> **Information shown**
------------------------

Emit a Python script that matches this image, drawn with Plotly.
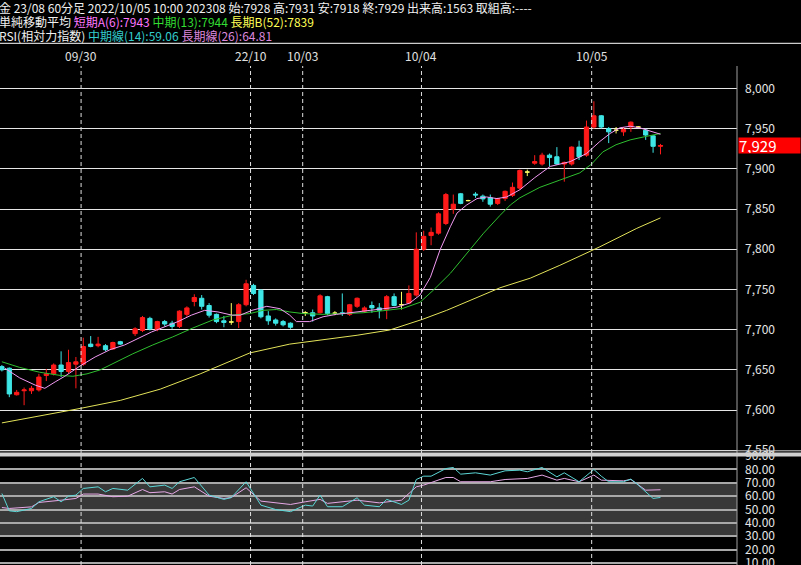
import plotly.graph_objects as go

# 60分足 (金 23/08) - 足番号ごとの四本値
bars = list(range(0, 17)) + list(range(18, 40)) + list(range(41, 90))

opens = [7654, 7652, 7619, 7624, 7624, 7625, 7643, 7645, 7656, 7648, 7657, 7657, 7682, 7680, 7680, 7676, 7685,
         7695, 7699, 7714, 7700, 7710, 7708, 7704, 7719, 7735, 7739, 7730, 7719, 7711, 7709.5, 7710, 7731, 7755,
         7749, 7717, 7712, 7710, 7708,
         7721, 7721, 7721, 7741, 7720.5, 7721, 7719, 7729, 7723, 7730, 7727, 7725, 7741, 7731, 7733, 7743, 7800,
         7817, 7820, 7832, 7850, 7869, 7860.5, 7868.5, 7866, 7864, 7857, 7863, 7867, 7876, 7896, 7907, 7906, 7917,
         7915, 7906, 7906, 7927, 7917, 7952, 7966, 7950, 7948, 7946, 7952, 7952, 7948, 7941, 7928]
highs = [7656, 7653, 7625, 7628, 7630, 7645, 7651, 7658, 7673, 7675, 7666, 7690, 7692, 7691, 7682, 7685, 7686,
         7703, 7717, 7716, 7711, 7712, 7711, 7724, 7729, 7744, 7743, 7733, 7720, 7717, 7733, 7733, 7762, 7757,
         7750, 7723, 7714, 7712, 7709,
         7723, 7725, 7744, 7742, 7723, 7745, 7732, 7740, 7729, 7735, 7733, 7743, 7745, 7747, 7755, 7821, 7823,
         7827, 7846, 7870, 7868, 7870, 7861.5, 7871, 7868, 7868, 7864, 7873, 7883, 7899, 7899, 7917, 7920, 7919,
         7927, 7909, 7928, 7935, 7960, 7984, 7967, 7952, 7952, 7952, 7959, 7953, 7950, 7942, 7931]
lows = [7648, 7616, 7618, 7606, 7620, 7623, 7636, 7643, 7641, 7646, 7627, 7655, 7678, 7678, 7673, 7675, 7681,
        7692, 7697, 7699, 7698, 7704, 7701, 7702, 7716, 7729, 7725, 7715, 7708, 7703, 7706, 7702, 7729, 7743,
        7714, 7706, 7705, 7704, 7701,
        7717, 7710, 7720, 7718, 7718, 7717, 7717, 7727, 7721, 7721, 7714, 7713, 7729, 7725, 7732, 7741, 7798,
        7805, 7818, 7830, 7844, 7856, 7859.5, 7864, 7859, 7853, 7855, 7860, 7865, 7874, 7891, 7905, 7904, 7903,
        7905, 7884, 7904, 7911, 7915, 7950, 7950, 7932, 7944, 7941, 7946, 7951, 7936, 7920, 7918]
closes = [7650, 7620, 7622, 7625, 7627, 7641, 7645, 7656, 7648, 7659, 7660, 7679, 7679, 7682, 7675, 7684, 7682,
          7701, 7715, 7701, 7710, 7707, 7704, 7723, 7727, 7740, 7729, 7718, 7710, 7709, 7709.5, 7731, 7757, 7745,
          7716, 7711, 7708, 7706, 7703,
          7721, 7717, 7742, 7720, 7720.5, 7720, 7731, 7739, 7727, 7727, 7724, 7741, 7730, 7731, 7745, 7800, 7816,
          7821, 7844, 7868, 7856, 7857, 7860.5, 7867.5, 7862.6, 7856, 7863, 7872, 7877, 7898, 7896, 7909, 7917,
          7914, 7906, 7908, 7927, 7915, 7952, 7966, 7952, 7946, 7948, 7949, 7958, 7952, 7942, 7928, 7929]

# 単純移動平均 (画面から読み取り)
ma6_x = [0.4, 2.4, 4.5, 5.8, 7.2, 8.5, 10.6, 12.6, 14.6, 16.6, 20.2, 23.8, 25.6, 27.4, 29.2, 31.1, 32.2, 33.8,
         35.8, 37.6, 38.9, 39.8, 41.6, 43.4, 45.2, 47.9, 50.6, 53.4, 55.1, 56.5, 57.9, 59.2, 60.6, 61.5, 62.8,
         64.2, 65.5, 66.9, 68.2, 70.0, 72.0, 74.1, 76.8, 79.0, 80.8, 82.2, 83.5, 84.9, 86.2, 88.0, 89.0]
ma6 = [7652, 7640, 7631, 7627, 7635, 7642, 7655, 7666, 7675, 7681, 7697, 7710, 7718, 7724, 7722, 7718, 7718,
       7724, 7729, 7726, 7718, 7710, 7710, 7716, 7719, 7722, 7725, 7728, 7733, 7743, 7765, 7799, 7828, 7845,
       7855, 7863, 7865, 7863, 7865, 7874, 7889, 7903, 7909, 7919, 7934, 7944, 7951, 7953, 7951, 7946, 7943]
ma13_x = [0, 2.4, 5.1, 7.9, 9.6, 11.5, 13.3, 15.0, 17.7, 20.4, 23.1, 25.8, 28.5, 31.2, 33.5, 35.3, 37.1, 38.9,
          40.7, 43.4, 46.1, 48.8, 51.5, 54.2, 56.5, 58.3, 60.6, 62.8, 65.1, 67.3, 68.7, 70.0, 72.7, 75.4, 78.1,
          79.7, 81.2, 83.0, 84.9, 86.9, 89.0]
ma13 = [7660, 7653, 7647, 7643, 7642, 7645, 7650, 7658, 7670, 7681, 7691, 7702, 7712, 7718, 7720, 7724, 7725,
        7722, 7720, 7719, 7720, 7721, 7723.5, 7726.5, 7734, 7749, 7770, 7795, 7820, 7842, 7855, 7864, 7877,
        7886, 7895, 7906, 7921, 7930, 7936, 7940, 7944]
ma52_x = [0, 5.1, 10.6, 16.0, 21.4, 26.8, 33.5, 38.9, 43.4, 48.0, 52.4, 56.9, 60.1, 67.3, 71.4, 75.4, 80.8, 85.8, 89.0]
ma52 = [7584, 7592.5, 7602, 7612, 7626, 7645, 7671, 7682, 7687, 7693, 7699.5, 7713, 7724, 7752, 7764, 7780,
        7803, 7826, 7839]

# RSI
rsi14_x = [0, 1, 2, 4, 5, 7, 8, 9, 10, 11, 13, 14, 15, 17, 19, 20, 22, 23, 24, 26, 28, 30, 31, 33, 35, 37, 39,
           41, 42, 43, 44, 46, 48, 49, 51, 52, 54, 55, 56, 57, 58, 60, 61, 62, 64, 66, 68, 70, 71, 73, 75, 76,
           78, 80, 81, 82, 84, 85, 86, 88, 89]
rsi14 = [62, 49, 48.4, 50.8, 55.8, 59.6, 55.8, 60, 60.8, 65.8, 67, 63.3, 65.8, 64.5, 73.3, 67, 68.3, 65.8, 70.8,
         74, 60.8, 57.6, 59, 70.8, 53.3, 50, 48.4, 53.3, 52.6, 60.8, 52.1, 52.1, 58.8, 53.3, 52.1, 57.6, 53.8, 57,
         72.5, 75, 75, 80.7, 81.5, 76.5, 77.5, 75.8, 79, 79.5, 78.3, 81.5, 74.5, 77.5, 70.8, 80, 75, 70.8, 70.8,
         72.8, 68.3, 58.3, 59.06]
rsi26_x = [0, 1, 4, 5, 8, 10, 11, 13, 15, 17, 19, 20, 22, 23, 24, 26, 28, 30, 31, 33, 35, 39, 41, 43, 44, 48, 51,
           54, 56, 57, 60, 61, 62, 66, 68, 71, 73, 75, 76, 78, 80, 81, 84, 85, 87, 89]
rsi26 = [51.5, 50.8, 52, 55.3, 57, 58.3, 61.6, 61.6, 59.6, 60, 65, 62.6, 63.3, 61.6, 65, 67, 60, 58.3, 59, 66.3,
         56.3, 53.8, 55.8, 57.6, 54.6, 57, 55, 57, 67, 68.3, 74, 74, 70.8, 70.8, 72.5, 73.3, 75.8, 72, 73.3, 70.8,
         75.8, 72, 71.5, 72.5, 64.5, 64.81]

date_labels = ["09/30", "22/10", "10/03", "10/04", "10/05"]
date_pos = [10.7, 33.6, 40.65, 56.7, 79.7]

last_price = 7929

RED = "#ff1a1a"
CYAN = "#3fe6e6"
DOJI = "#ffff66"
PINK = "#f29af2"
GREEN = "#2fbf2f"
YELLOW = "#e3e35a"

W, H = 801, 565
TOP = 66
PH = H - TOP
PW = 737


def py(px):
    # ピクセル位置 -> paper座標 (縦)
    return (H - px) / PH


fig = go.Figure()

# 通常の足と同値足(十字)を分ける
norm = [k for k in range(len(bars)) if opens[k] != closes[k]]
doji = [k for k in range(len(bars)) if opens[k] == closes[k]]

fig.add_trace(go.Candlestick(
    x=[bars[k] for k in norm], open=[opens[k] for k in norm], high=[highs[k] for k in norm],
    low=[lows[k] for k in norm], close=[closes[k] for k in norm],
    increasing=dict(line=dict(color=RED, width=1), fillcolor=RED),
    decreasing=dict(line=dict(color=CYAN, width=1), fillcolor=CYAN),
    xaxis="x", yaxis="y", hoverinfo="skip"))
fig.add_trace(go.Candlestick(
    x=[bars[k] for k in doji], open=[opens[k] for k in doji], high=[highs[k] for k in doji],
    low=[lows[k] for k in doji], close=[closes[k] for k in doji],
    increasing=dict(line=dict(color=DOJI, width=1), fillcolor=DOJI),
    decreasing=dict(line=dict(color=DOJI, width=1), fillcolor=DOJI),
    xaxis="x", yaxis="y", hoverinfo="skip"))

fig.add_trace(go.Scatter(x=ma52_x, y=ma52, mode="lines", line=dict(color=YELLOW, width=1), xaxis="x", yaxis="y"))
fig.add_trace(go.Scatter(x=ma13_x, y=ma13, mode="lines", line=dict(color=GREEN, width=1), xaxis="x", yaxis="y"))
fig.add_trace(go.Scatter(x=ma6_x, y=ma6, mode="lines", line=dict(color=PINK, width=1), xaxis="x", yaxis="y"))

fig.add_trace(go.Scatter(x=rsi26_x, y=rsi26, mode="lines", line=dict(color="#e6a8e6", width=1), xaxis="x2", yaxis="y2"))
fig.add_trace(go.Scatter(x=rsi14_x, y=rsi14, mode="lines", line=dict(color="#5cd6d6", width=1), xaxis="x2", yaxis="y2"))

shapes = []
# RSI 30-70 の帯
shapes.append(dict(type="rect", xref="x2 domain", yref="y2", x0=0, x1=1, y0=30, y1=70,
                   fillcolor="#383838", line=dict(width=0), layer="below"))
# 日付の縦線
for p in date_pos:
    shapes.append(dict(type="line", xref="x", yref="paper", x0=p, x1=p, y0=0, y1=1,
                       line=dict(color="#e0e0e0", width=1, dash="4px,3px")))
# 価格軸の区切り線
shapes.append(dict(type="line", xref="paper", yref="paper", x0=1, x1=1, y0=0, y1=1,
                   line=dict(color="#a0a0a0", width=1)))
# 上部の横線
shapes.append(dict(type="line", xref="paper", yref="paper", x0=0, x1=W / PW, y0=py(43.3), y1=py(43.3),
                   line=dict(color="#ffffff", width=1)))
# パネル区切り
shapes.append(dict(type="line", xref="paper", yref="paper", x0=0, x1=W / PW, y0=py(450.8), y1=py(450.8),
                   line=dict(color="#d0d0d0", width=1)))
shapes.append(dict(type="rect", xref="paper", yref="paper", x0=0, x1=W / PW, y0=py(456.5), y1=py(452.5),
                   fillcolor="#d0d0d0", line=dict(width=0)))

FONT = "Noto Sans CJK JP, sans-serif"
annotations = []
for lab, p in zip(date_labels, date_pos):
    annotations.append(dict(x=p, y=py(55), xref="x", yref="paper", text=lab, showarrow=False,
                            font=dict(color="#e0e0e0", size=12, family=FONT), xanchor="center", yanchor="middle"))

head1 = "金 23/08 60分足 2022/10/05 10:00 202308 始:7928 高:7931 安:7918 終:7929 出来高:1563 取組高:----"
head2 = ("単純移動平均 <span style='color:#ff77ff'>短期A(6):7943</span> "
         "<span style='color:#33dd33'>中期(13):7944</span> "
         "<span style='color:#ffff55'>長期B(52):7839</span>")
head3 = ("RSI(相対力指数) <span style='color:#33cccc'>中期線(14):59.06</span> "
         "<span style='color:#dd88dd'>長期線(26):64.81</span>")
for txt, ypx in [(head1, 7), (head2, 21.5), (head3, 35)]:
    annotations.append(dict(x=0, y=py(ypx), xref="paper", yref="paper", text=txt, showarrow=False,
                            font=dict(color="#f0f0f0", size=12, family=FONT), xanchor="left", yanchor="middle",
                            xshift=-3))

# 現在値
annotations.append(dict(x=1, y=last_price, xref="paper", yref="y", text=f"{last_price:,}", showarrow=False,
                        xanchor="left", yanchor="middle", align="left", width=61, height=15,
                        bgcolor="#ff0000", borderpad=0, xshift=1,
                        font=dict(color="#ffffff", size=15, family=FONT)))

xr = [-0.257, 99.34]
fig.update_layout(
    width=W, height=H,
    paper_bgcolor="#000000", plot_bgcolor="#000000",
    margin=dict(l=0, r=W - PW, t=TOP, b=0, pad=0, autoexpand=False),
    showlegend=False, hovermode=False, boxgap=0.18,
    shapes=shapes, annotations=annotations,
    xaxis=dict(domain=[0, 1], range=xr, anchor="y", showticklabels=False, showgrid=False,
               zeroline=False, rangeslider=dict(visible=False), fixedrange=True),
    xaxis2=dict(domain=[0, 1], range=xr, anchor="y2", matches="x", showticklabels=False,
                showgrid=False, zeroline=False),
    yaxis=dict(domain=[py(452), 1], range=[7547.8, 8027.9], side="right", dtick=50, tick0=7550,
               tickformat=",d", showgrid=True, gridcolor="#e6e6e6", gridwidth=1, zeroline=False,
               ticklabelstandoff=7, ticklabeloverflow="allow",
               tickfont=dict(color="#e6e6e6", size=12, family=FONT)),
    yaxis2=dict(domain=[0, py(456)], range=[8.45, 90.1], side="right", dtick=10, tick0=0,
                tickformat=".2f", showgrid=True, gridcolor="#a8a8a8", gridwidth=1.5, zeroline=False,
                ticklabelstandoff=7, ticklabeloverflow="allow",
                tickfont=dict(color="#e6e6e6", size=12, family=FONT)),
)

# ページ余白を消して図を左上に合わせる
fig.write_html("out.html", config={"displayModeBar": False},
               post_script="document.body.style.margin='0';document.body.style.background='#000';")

------------------------

> **Stated exercise**
Could the lines from the top of the material through the line with "bars = list(range(0, 17))" be repeated exactly, pictures left out?

> **Expected answer**
Emit a Python script that matches this image, drawn with Plotly.
import plotly.graph_objects as go

# 60分足 (金 23/08) - 足番号ごとの四本値
bars = list(range(0, 17)) + list(range(18, 40)) + list(range(41, 90))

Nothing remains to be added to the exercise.